My paternal grandmother was a ballerina – and I was influenced by her as she took me to regular outings to the ballet especially at the enchanting Forum Theatre. I was very close to her and treasured spending time together – she had refined, sophisticated taste. I grew up in a fairly traditional, Jewish and loving household in North Balwyn in Melbourne. I was a voracious reader and, as a teenager, procured endless copies of D.H. Lawrence’s novels from the older sister of a high school friend.

For me, no is the first step to yes. The art world can be volatile. The shifting terrain of our existence has definitely impacted on the arts. There is a lot more uncertainty around the challenges of funding, diminished resources, but that never seems to stop artists from making work during turbulent times of upheaval.

I have worked with Aboriginal curator, Djon Mundine (Warren Mundine’s brother) for a long time. We’ve been working together for 15 years and that’s very rare in my field – to have an Indigenous and non-Indigenous curator as collaborators. Last week we presented at the Art Association of Australia and New Zealand’s annual conference on our curatorial modality. I enjoy assembling a disparate team because my skill set is not the skill set of others. It’s like a symphony: you don’t want just one soloist, you want the whole orchestra performing in synchronicity.

I have a particular interest in contemporary photography. I think that some of the most interesting artists are working in photography, especially urban Indigenous artists, like Tracey Moffatt, Destiny Deacon, Michael Cook and Fiona Foley. Many artists are turning to the camera, inverting the gaze back out to what they are seeing in the world and their environment. As part of this, I’ve tried to support the work of contemporary living artists with a focus on Indigenous artists, presenting them alongside their peers, internationally and particularly in Asia.

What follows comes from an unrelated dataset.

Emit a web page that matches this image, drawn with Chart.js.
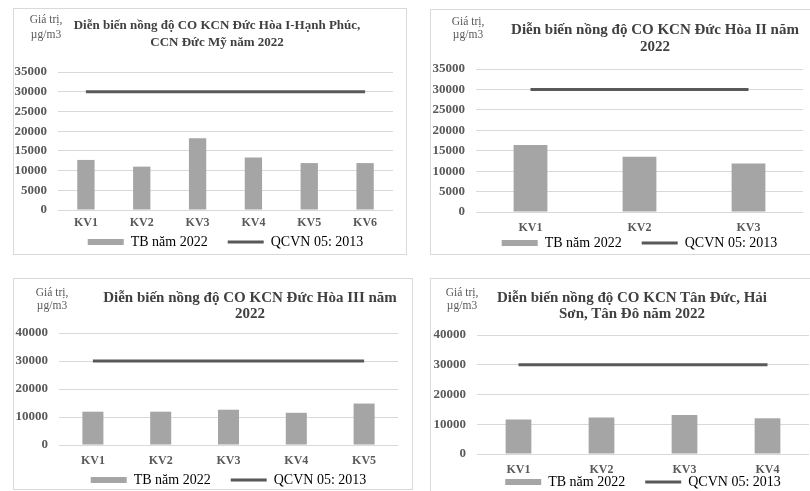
<!DOCTYPE html>
<html>
<head>
<meta charset="utf-8">
<script src="https://cdn.jsdelivr.net/npm/chart.js@4.4.1/dist/chart.umd.min.js"></script>
<style>
  body { margin: 0; width: 810px; height: 491px; overflow: hidden; position: relative; background: #fff; font-family: "Liberation Serif", serif; }
  .panel { position: absolute; border: 1px solid #d9d9d9; box-sizing: border-box; }
  canvas { position: absolute; }
  .txt { position: absolute; white-space: nowrap; text-align: center; transform: translate(-50%, -50%); }
  .ttl { font-weight: bold; color: #404040; }
  .unit { font-size: 11.5px; color: #595959; line-height: 1; }
</style>
</head>
<body>
<script>
// data
const seriesNames = ['TB năm 2022', 'QCVN 05: 2013'];
const unitLines = ['Giá trị,', 'µg/m3'];

const categories1 = ['KV1', 'KV2', 'KV3', 'KV4', 'KV5', 'KV6'];
const tb1 = [12700, 11000, 18200, 13300, 11900, 11900];
const qcvn1 = [30000, 30000, 30000, 30000, 30000, 30000];
const title1 = ['Diễn biến nồng độ CO KCN Đức Hòa I-Hạnh Phúc,', 'CCN Đức Mỹ năm 2022'];

const categories2 = ['KV1', 'KV2', 'KV3'];
const tb2 = [16400, 13500, 11900];
const qcvn2 = [30000, 30000, 30000];
const title2 = ['Diễn biến nồng độ CO KCN Đức Hòa II năm', '2022'];

const categories3 = ['KV1', 'KV2', 'KV3', 'KV4', 'KV5'];
const tb3 = [11900, 11900, 12600, 11500, 14800];
const qcvn3 = [30000, 30000, 30000, 30000, 30000];
const title3 = ['Diễn biến nồng độ CO KCN Đức Hòa III năm', '2022'];

const categories4 = ['KV1', 'KV2', 'KV3', 'KV4'];
const tb4 = [11600, 12300, 13100, 12000];
const qcvn4 = [30000, 30000, 30000, 30000];
const title4 = ['Diễn biến nồng độ CO KCN Tân Đức, Hải', 'Sơn, Tân Đô năm 2022'];

const yTicks35 = [0, 5000, 10000, 15000, 20000, 25000, 30000, 35000];
const yTicks40 = [0, 10000, 20000, 30000, 40000];

const BAR = '#a5a5a5';
const LINE = '#595959';
const GRID = '#d9d9d9';
const LEGEND_FONT = 14;
const LEGEND_PAD = 20;
const XFONT = 12;

// layout of each panel (page pixels)
const panels = [
  { cats: categories1, tb: tb1, qcvn: qcvn1, ticks: yTicks35, title: title1,
    box: [13, 8, 394, 247], plot: [58, 72, 393, 210], xLabelY: 223, legendY: 242,
    titleSize: 13, titleX: 217, titleY: [25, 42], unitX: 46, unitY: [20, 35] },
  { cats: categories2, tb: tb2, qcvn: qcvn2, ticks: yTicks35, title: title2,
    box: [430, 9, 392, 246], plot: [476, 69, 803, 212], xLabelY: 228, legendY: 243,
    titleSize: 15, titleX: 655, titleY: [29, 46], unitX: 468, unitY: [22, 35] },
  { cats: categories3, tb: tb3, qcvn: qcvn3, ticks: yTicks40, title: title3,
    box: [13, 278, 400, 212], plot: [59, 333, 398, 445], xLabelY: 461, legendY: 480,
    titleSize: 15, titleX: 250, titleY: [297, 313], unitX: 52, unitY: [293, 306] },
  { cats: categories4, tb: tb4, qcvn: qcvn4, ticks: yTicks40, title: title4,
    box: [430, 278, 392, 222], plot: [477, 335, 809, 454], xLabelY: 470, legendY: 482,
    titleSize: 15, titleX: 632, titleY: [297, 313], unitX: 462, unitY: [293, 306] }
];

// pull the legend up closer to the axis labels, like the original
const legendShift = {
  id: 'legendShift',
  afterLayout(chart, args, opts) {
    const lg = chart.legend;
    const h = lg.bottom - lg.top;
    lg.top = opts.y - LEGEND_PAD - LEGEND_FONT / 2;
    lg.bottom = lg.top + h;
  }
};

function addText(str, x, y, cls, size) {
  const d = document.createElement('div');
  d.className = 'txt ' + cls;
  d.textContent = str;
  d.style.left = x + 'px';
  d.style.top = y + 'px';
  if (size) d.style.fontSize = size + 'px';
  document.body.appendChild(d);
}

panels.forEach(p => {
  const [bl, bt, bw, bh] = p.box;
  const [pl, pt, pr, pb] = p.plot;

  const frame = document.createElement('div');
  frame.className = 'panel';
  Object.assign(frame.style, { left: bl + 'px', top: bt + 'px', width: bw + 'px', height: bh + 'px' });
  document.body.appendChild(frame);

  const xPad = Math.round(p.xLabelY - pb - XFONT * 0.6);
  const xH = xPad + Math.ceil(XFONT * 1.2) + 2;
  const legendH = LEGEND_FONT + LEGEND_PAD + 10;
  const canvasH = (pb - bt) + xH + legendH;

  const cv = document.createElement('canvas');
  cv.width = bw;
  cv.height = canvasH;
  cv.style.left = bl + 'px';
  cv.style.top = bt + 'px';
  document.body.appendChild(cv);

  new Chart(cv, {
    type: 'bar',
    data: {
      labels: p.cats,
      datasets: [
        { label: seriesNames[0], data: p.tb, backgroundColor: BAR, barPercentage: 0.31, categoryPercentage: 1, order: 2 },
        { type: 'line', label: seriesNames[1], data: p.qcvn, borderColor: LINE, borderWidth: 3, pointRadius: 0, order: 1 }
      ]
    },
    plugins: [legendShift],
    options: {
      responsive: false,
      animation: false,
      devicePixelRatio: 1,
      layout: { padding: { left: 0, top: pt - bt, right: bw - (pr - bl), bottom: 0 } },
      plugins: {
        tooltip: { enabled: false },
        legendShift: { y: p.legendY - bt },
        legend: {
          position: 'bottom',
          fullSize: false,
          labels: {
            usePointStyle: true,
            pointStyleWidth: 36,
            padding: LEGEND_PAD,
            color: '#404040',
            font: { family: 'Liberation Serif', size: LEGEND_FONT },
            generateLabels: chart => chart.data.datasets.map((ds, i) => ({
              text: ds.label,
              fillStyle: i === 0 ? BAR : LINE,
              strokeStyle: i === 0 ? BAR : LINE,
              lineWidth: i === 0 ? 6 : 3,
              pointStyle: 'line',
              hidden: false,
              datasetIndex: i
            }))
          }
        }
      },
      scales: {
        x: {
          grid: { display: false, drawTicks: false },
          border: { display: false },
          ticks: { color: '#595959', padding: xPad, font: { family: 'Liberation Serif', size: XFONT, weight: 'bold' } },
          afterFit: s => { s.height = xH; }
        },
        y: {
          min: 0,
          max: p.ticks[p.ticks.length - 1],
          afterBuildTicks: s => { s.ticks = p.ticks.map(v => ({ value: v })); },
          grid: { color: GRID, drawTicks: false },
          border: { display: false },
          ticks: { color: '#595959', padding: 11, font: { family: 'Liberation Serif', size: 13, weight: 'bold' }, callback: v => String(v) },
          afterFit: s => { s.width = pl - bl; }
        }
      }
    }
  });

  p.title.forEach((line, i) => addText(line, p.titleX, p.titleY[i], 'ttl', p.titleSize));
  unitLines.forEach((line, i) => addText(line, p.unitX, p.unitY[i], 'unit'));
});
</script>
</body>
</html>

I think Asia is our destiny. There are incredible artists coming out of the region especially the Global South. In early 2016, I curated an exhibition at the National Gallery of Indonesia in Jakarta with Sally Smart and Entang Wiharso. I’ve also just come back from the Taipei Biennial and presented at the International Association of Art Critics Congress in Taipei. After curating the Venice Biennale with Tracey Moffatt last year, which is the penultimate achievement for a curator, I was thinking, what’s next? I have had some time to ponder and recalibrate, trusting the unknown. Now, I am co-curating an exhibition with the Photo Museum in Tokyo for the 2020 Olympics with their Chief Curator, Harumi Niwa.

I have two teenage daughters. I feel very strongly about what the world might be offering to the next generation of women in light of #metoo and the lack of pay parity. It’s astonishing to me that this is still the case in the 21st century. But having said that I think the voices of women need to be heard. I am a mentor for Mentor Walks, which connects emerging female leaders with senior women from diverse professions, and I hope I’m playing a role in ensuring that the voice of creative women is voluble.

We have to salvage our imagination. If we don’t cherish culture and creativity as a society, I don’t know what we will have left. I think without those qualities – we’re lost.